また本年度は、日本商工会議所100周年であり、日本YEGも40周年を迎える記念すべき節目の年になります。この節目の年だからこそ、これまでの日本YEGの活動をしっかりと振り返り検証いたします。そして、日本YEGの存在意義、所属する意義とは何か? 私たちの幸せな未来とは何か? を語り合いながら、全国のメンバーとともに日本YEGの目指すべき「未来への道導(みちしるべ)」となる新たな日本YEG中期ビジョンをつくり上げてまいります。

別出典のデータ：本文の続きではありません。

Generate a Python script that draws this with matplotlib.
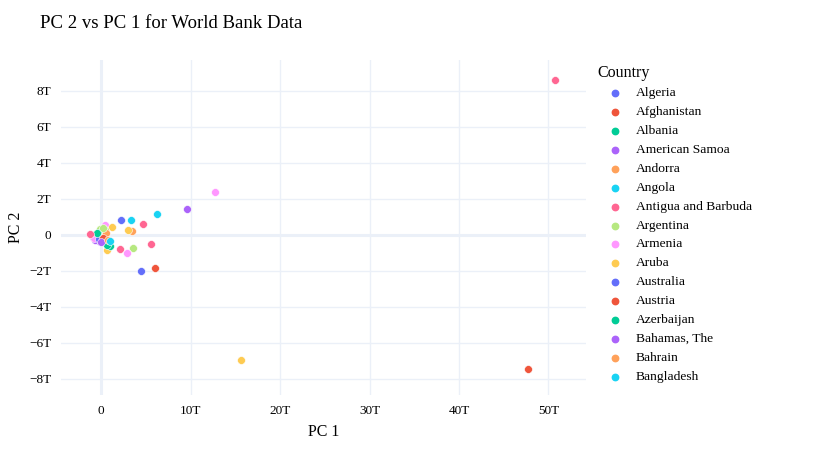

全国の先輩諸賢が礎となり日本YEGの連帯の証を、継ぎ、紡ぎ、つないできたからこそ、今日の日本YEGの「確かな礎」があります。40周年を迎える私たちもまた礎となり、次代へと継ぎ、紡ぎ、つなげてまいりましょう!
地域の輝く未来をつくるのは、私たちです。
希望あふれる未来へと続く、新たなYEGの物語「YEG STORY」が今、始まります。
YEG CONNECT
PROFILE
全国各地で地域の未来のために励むYEGメンバーを紹介するコーナー。初回は、高鍋YEGの黒木敏史さん。麦焼酎「百年の孤独」などを展開している黒木本店グループの取り組みについて伺いました。
―YEGへの入会のきっかけと良かったことを聞かせてください。
当時の単会会長に誘われ入会しました。良かったことは、地域はもちろん、出向を通じて九州、全国各地に仲間ができ、その人たちとの出会いを通じて自分自身が磨かれたと強く感じていることですね。
―御社が取り組んでいる自然循環農法について教えてください。
黒木本店、尾鈴山蒸留所で酒類を製造する工程で発生する廃棄物を有機肥料化したものを農地に生かし、栽培した芋、大麦、こうじ用米酒類製造の原料とする循環型農業です。その土地の風土を醸す魅力あるものづくりにおいては、この循環型という考え方や生き方が大切だと考えており、宮崎児湯の豊かな自然に恵まれたこの地の価値を最大限に発揮することで、地域の魅力の一つの形になるとともに、持続可能な社会の実現に貢献できると信じています。
―今後の取り組みや、目標などをお聞かせください。
最近取り組み始めたことですが、クレソンやホウレンソウなど青果物の栽培、干し芋などの加工品にもチャレンジしています。循環型農業をさらに発展させる中で、エネルギーや環境面においてもより配慮しながら農地を守り育て、豊かな食文化の発展に少しでも貢献し、次世代につなげていきたいですね。
―最後に全国のYEGメンバーへメッセージをお願いします。
それぞれの地域で活躍して、次世代をより豊かな社会にしましょう。YEG活動を通じて会えることを楽しみにしています。